Call me not infidel, O heart, if I say, Thou Thyself art He.”

These words, “thou thyself art He,” recall the aphorism of Hindu theosophy tat tvam, “Thou art it.” The highest knowledge, says Max Müller in his Hibbert Lectures, was expressed in these words. “Thou thyself, thy own true self, that which can never be taken from thee; when everything else that seemed to be thine for a time disappears, when all that was created vanishes again like a dream, thy own true Self belongs to the Eternal Self; the Atman or Self within thee is the true Brahman, from whom thou wast estranged for a time through birth and death, but who receives thee back again as soon as thou returnest to Him or to It.”

The object of one’s desire being thus with one’s self and within one’s self, the Sufi says, “Ye, who are in search of God, are yourselves God. Wherefore any search, when God is you, is you?”

With one’s self. Within one’s self. There is, however, still a veil that divides the lover and the beloved. The Path from Me to God is yet the farthest, even though His seat is not further away than the heart. This barrier is the Ego.

The consciousness of one’s own personality makes the desired union impracticable. But what is a mystic good for, if he cannot think his personality away? He can withdraw the soul within itself, and denude himself of everything sensuous — reason, imagination, motion and passion.

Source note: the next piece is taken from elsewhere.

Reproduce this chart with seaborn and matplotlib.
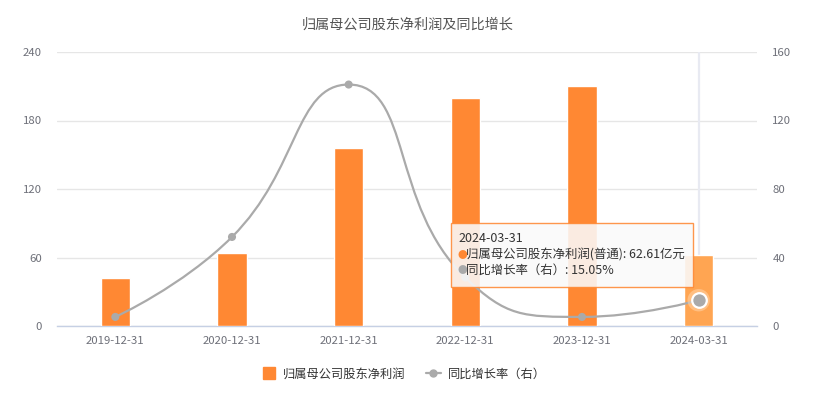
import numpy as np
import pandas as pd
import matplotlib
matplotlib.use('Agg')
import matplotlib.pyplot as plt
import seaborn as sns
from matplotlib.path import Path
from matplotlib.patches import PathPatch, FancyBboxPatch
from matplotlib.lines import Line2D

# datos
fechas = ['2019-12-31', '2020-12-31', '2021-12-31', '2022-12-31', '2023-12-31', '2024-03-31']
beneficio = [42.0, 64.0, 156.0, 200.0, 210.0, 62.61]   # 亿元
crecimiento = [5.3, 52.0, 141.0, 28.3, 5.3, 15.05]      # %
yl_ticks = [0, 60, 120, 180, 240]
yr_ticks = [0, 40, 80, 120, 160]

naranja = '#FF8833'
naranja_hover = '#FFA552'
gris = '#AAAAAA'
texto = '#6E7079'

sns.set_theme(style='white')
plt.rcParams['font.family'] = ['Noto Sans CJK SC', 'DejaVu Sans']
plt.rcParams['axes.unicode_minus'] = False

df = pd.DataFrame({'fecha': fechas, 'beneficio': beneficio, 'crecimiento': crecimiento})
colores = [naranja] * (len(fechas) - 1) + [naranja_hover]

fig = plt.figure(figsize=(8.15, 3.99), dpi=100)
ax = fig.add_axes([57 / 815, 1 - 326 / 399, 700 / 815, 274 / 399])

sns.barplot(data=df, x='fecha', y='beneficio', hue='fecha', palette=colores,
            width=0.25, legend=False, saturation=1, ax=ax, zorder=3)

ax.set_xlim(-0.5, len(fechas) - 0.5)
ax.set_ylim(0, 240)
ax.set_yticks(yl_ticks)
ax.set_xlabel('')
ax.set_ylabel('')
ax.grid(axis='y', color='#E6E6E6', linewidth=1, zorder=0)
ax.set_axisbelow(True)
for s in ['top', 'left', 'right']:
    ax.spines[s].set_visible(False)
ax.spines['bottom'].set_color('#C6D0E4')
ax.spines['bottom'].set_linewidth(1)
ax.tick_params(axis='y', length=0, pad=11, labelsize=8.2, labelcolor=texto)
ax.tick_params(axis='x', which='major', length=0, pad=7, labelsize=8.2, labelcolor=texto)
ax.set_xticks(np.arange(-0.5, len(fechas)), minor=True)
ax.tick_params(axis='x', which='minor', length=5, color='#C6D0E4', width=1)

# linea del tooltip (hover)
ax.axvline(len(fechas) - 1, color='#E8EAF2', linewidth=1.6, zorder=1)

# eje derecho: crecimiento
ax2 = ax.twinx()
ax2.set_ylim(0, 160)
ax2.set_yticks(yr_ticks)
for s in ax2.spines.values():
    s.set_visible(False)
ax2.tick_params(axis='y', length=0, pad=11, labelsize=8.2, labelcolor=texto)
ax2.grid(False)

# curva suavizada como la de echarts (smooth=0.5 con restriccion)
sx, sy = 116.67, 1.7125  # px por unidad
P = np.column_stack([np.arange(len(fechas)) * sx, np.array(crecimiento) * sy])
suave = 0.5
n = len(P)
verts = [tuple(P[0])]
codes = [Path.MOVETO]
cp0 = P[0].copy()
for i in range(1, n):
    x, y = P[i]
    px, py = P[i - 1]
    if i == n - 1:
        cp1 = P[i].copy()
        ncp0 = P[i].copy()
    else:
        nx, ny = P[i + 1]
        vx, vy = nx - px, ny - py
        l0 = np.hypot(x - px, y - py)
        l1 = np.hypot(nx - x, ny - y)
        r = l1 / (l0 + l1)
        ncx, ncy = x + vx * suave * r, y + vy * suave * r
        ncx = max(min(ncx, max(nx, x)), min(nx, x))
        ncy = max(min(ncy, max(ny, y)), min(ny, y))
        vx, vy = ncx - x, ncy - y
        c1x, c1y = x - vx * l0 / l1, y - vy * l0 / l1
        c1x = max(min(c1x, max(px, x)), min(px, x))
        c1y = max(min(c1y, max(py, y)), min(py, y))
        vx, vy = x - c1x, y - c1y
        ncx, ncy = x + vx * l1 / l0, y + vy * l1 / l0
        cp1 = np.array([c1x, c1y])
        ncp0 = np.array([ncx, ncy])
    verts += [tuple(cp0), tuple(cp1), (x, y)]
    codes += [Path.CURVE4] * 3
    cp0 = ncp0
verts = [(vx_ / sx, vy_ / sy) for vx_, vy_ in verts]
ax2.add_patch(PathPatch(Path(verts, codes), facecolor='none', edgecolor=gris,
                        linewidth=1.6, zorder=4))

xs = np.arange(len(fechas))
ys = np.array(crecimiento)
sns.scatterplot(x=xs[:-1], y=ys[:-1], color=gris, s=34, edgecolor='none', ax=ax2, zorder=5)
# punto resaltado (hover)
ax2.scatter([xs[-1]], [ys[-1]], s=260, color='#FFD9B3', alpha=0.5, edgecolor='none', zorder=5)
ax2.scatter([xs[-1]], [ys[-1]], s=110, color=gris, edgecolor='white', linewidth=1.6, zorder=6)

# titulo
fig.text(0.5, 1 - 25 / 399, '归属母公司股东净利润及同比增长', ha='center', va='center',
         fontsize=10.2, color='#555555')

# leyenda
handles = [
    Line2D([], [], marker='s', linestyle='none', color=naranja, markersize=8.6),
    Line2D([], [], marker='o', color=gris, linewidth=1.6, markersize=5),
]
fig.legend(handles, ['归属母公司股东净利润', '同比增长率（右）'], loc='center',
           bbox_to_anchor=(403.5 / 815, 1 - 374 / 399), ncol=2, frameon=False,
           handlelength=1.2, columnspacing=1.7, handletextpad=0.57,
           prop={'size': 8.8}, labelcolor='#333333')

# tooltip
caja = FancyBboxPatch((451 / 815, 1 - 287 / 399), 242 / 815, 64 / 399,
                      boxstyle='square,pad=0', transform=fig.transFigure,
                      facecolor='#FAFAFA', alpha=0.88, edgecolor=naranja, linewidth=1,
                      zorder=10)
fig.patches.append(caja)
fig.text(458 / 815, 1 - 239 / 399, '2024-03-31', fontsize=9, color='#333333',
         va='center', zorder=11)
fig.text(457 / 815, 1 - 255 / 399, '●', fontsize=7, color=naranja, va='center', zorder=11)
fig.text(466 / 815, 1 - 255 / 399, '归属母公司股东净利润(普通): 62.61亿元', fontsize=8.95,
         color='#333333', va='center', zorder=11)
fig.text(457 / 815, 1 - 270 / 399, '●', fontsize=7, color=gris, va='center', zorder=11)
fig.text(466 / 815, 1 - 270 / 399, '同比增长率（右）: 15.05%', fontsize=8.95,
         color='#333333', va='center', zorder=11)

fig.savefig('out.png', dpi=100)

He can cleanse the doors of perception, over which hang cobwebs of vain imagination, preconceived notions and illusions, and can discern in his inmost sanctuary his true self. This attainment of self-knowledge is the beginning of the pathway to reality. Now the truth dawns on him that there is no hell but selfhood, no paradise but selflessness. He sees that his “deeper self,” or what Plotinus called “Higher Life,” is always tending towards union with reality, towards the gathering of itself up into one, while the surface-self, or lower life, designed for intercourse with the outward world, always tends to fall down­wards. Thus does he find himself pulled two ways at once and fluctuates between their counter-attractions and claims. He can have no peace until the conflict is quelled; and the struggle can only be ended by self-simplification or purgation which demands su­preme manliness, singleness of purpose and self-control.